[Items from a data source]
○ ○ ○ ○ ○

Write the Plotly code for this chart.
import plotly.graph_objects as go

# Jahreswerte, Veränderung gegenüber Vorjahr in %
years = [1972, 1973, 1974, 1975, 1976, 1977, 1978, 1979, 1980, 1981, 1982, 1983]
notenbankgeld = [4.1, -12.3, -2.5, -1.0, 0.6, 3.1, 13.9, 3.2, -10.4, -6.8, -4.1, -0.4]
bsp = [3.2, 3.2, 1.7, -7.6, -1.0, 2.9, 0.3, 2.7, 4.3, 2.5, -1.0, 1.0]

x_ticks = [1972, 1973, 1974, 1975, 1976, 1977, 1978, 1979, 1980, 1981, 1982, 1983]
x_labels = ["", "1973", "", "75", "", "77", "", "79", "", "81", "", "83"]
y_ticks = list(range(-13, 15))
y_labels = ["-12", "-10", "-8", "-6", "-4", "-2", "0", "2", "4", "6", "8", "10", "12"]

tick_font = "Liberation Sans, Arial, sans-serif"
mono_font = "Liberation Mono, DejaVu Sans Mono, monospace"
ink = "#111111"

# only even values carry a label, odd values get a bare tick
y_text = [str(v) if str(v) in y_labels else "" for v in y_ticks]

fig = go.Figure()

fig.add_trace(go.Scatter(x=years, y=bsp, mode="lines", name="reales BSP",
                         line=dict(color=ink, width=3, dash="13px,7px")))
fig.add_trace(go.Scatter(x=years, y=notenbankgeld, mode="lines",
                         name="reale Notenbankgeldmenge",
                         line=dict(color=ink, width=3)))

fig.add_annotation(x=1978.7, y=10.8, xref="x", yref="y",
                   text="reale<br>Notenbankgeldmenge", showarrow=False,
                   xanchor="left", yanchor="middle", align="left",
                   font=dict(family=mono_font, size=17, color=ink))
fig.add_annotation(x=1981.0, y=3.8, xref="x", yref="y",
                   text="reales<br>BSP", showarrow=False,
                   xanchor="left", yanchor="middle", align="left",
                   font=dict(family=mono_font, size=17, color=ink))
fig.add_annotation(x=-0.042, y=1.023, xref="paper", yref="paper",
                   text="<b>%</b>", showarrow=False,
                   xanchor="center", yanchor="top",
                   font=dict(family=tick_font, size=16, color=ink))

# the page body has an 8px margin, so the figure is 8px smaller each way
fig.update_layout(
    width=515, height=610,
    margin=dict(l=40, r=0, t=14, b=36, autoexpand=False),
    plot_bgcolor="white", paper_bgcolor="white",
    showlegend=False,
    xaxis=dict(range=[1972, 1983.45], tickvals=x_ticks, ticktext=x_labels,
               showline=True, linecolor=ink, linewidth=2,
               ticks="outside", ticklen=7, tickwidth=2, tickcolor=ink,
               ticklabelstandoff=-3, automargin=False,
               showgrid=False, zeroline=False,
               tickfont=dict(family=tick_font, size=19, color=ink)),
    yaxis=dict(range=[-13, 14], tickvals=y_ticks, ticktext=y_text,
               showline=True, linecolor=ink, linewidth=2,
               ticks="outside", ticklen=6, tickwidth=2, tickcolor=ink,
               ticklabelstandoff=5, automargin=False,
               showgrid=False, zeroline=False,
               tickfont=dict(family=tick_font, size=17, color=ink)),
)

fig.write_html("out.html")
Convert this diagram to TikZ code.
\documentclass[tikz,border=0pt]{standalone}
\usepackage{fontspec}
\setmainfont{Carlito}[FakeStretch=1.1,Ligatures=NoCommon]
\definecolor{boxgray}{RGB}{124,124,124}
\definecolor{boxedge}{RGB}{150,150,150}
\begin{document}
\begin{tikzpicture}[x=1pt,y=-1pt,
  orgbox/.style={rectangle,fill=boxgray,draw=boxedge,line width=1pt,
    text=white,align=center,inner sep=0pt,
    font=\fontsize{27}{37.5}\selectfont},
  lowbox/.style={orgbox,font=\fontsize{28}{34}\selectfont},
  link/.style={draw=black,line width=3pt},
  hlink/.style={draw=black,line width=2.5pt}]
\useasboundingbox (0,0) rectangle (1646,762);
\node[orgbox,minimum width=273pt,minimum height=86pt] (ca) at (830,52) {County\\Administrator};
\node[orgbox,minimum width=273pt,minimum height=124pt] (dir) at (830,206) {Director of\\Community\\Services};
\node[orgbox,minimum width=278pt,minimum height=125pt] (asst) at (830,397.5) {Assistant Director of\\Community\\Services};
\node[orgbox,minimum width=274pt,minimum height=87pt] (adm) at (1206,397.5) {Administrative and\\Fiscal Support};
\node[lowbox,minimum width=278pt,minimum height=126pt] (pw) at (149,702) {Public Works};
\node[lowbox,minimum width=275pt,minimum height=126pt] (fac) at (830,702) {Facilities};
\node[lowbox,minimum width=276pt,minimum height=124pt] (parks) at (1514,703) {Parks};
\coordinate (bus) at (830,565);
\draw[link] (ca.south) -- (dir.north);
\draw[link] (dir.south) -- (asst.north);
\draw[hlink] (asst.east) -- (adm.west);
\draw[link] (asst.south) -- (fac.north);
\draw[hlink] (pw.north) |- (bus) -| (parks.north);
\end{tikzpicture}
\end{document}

○ ○ ○ ○ ○

• _Task goal_
Output the entries exactly.

• _Final result_
Write the Plotly code for this chart.
import plotly.graph_objects as go

# Jahreswerte, Veränderung gegenüber Vorjahr in %
years = [1972, 1973, 1974, 1975, 1976, 1977, 1978, 1979, 1980, 1981, 1982, 1983]
notenbankgeld = [4.1, -12.3, -2.5, -1.0, 0.6, 3.1, 13.9, 3.2, -10.4, -6.8, -4.1, -0.4]
bsp = [3.2, 3.2, 1.7, -7.6, -1.0, 2.9, 0.3, 2.7, 4.3, 2.5, -1.0, 1.0]

x_ticks = [1972, 1973, 1974, 1975, 1976, 1977, 1978, 1979, 1980, 1981, 1982, 1983]
x_labels = ["", "1973", "", "75", "", "77", "", "79", "", "81", "", "83"]
y_ticks = list(range(-13, 15))
y_labels = ["-12", "-10", "-8", "-6", "-4", "-2", "0", "2", "4", "6", "8", "10", "12"]

tick_font = "Liberation Sans, Arial, sans-serif"
mono_font = "Liberation Mono, DejaVu Sans Mono, monospace"
ink = "#111111"

# only even values carry a label, odd values get a bare tick
y_text = [str(v) if str(v) in y_labels else "" for v in y_ticks]

fig = go.Figure()

fig.add_trace(go.Scatter(x=years, y=bsp, mode="lines", name="reales BSP",
                         line=dict(color=ink, width=3, dash="13px,7px")))
fig.add_trace(go.Scatter(x=years, y=notenbankgeld, mode="lines",
                         name="reale Notenbankgeldmenge",
                         line=dict(color=ink, width=3)))

fig.add_annotation(x=1978.7, y=10.8, xref="x", yref="y",
                   text="reale<br>Notenbankgeldmenge", showarrow=False,
                   xanchor="left", yanchor="middle", align="left",
                   font=dict(family=mono_font, size=17, color=ink))
fig.add_annotation(x=1981.0, y=3.8, xref="x", yref="y",
                   text="reales<br>BSP", showarrow=False,
                   xanchor="left", yanchor="middle", align="left",
                   font=dict(family=mono_font, size=17, color=ink))
fig.add_annotation(x=-0.042, y=1.023, xref="paper", yref="paper",
                   text="<b>%</b>", showarrow=False,
                   xanchor="center", yanchor="top",
                   font=dict(family=tick_font, size=16, color=ink))

# the page body has an 8px margin, so the figure is 8px smaller each way
fig.update_layout(
    width=515, height=610,
    margin=dict(l=40, r=0, t=14, b=36, autoexpand=False),
    plot_bgcolor="white", paper_bgcolor="white",
    showlegend=False,
    xaxis=dict(range=[1972, 1983.45], tickvals=x_ticks, ticktext=x_labels,
               showline=True, linecolor=ink, linewidth=2,
               ticks="outside", ticklen=7, tickwidth=2, tickcolor=ink,
               ticklabelstandoff=-3, automargin=False,
               showgrid=False, zeroline=False,
               tickfont=dict(family=tick_font, size=19, color=ink)),
    yaxis=dict(range=[-13, 14], tickvals=y_ticks, ticktext=y_text,
               showline=True, linecolor=ink, linewidth=2,
               ticks="outside", ticklen=6, tickwidth=2, tickcolor=ink,
               ticklabelstandoff=5, automargin=False,
               showgrid=False, zeroline=False,
               tickfont=dict(family=tick_font, size=17, color=ink)),
)

fig.write_html("out.html")
Convert this diagram to TikZ code.
\documentclass[tikz,border=0pt]{standalone}
\usepackage{fontspec}
\setmainfont{Carlito}[FakeStretch=1.1,Ligatures=NoCommon]
\definecolor{boxgray}{RGB}{124,124,124}
\definecolor{boxedge}{RGB}{150,150,150}
\begin{document}
\begin{tikzpicture}[x=1pt,y=-1pt,
  orgbox/.style={rectangle,fill=boxgray,draw=boxedge,line width=1pt,
    text=white,align=center,inner sep=0pt,
    font=\fontsize{27}{37.5}\selectfont},
  lowbox/.style={orgbox,font=\fontsize{28}{34}\selectfont},
  link/.style={draw=black,line width=3pt},
  hlink/.style={draw=black,line width=2.5pt}]
\useasboundingbox (0,0) rectangle (1646,762);
\node[orgbox,minimum width=273pt,minimum height=86pt] (ca) at (830,52) {County\\Administrator};
\node[orgbox,minimum width=273pt,minimum height=124pt] (dir) at (830,206) {Director of\\Community\\Services};
\node[orgbox,minimum width=278pt,minimum height=125pt] (asst) at (830,397.5) {Assistant Director of\\Community\\Services};
\node[orgbox,minimum width=274pt,minimum height=87pt] (adm) at (1206,397.5) {Administrative and\\Fiscal Support};
\node[lowbox,minimum width=278pt,minimum height=126pt] (pw) at (149,702) {Public Works};
\node[lowbox,minimum width=275pt,minimum height=126pt] (fac) at (830,702) {Facilities};
\node[lowbox,minimum width=276pt,minimum height=124pt] (parks) at (1514,703) {Parks};
\coordinate (bus) at (830,565);
\draw[link] (ca.south) -- (dir.north);
\draw[link] (dir.south) -- (asst.north);
\draw[hlink] (asst.east) -- (adm.west);
\draw[link] (asst.south) -- (fac.north);
\draw[hlink] (pw.north) |- (bus) -| (parks.north);
\end{tikzpicture}
\end{document}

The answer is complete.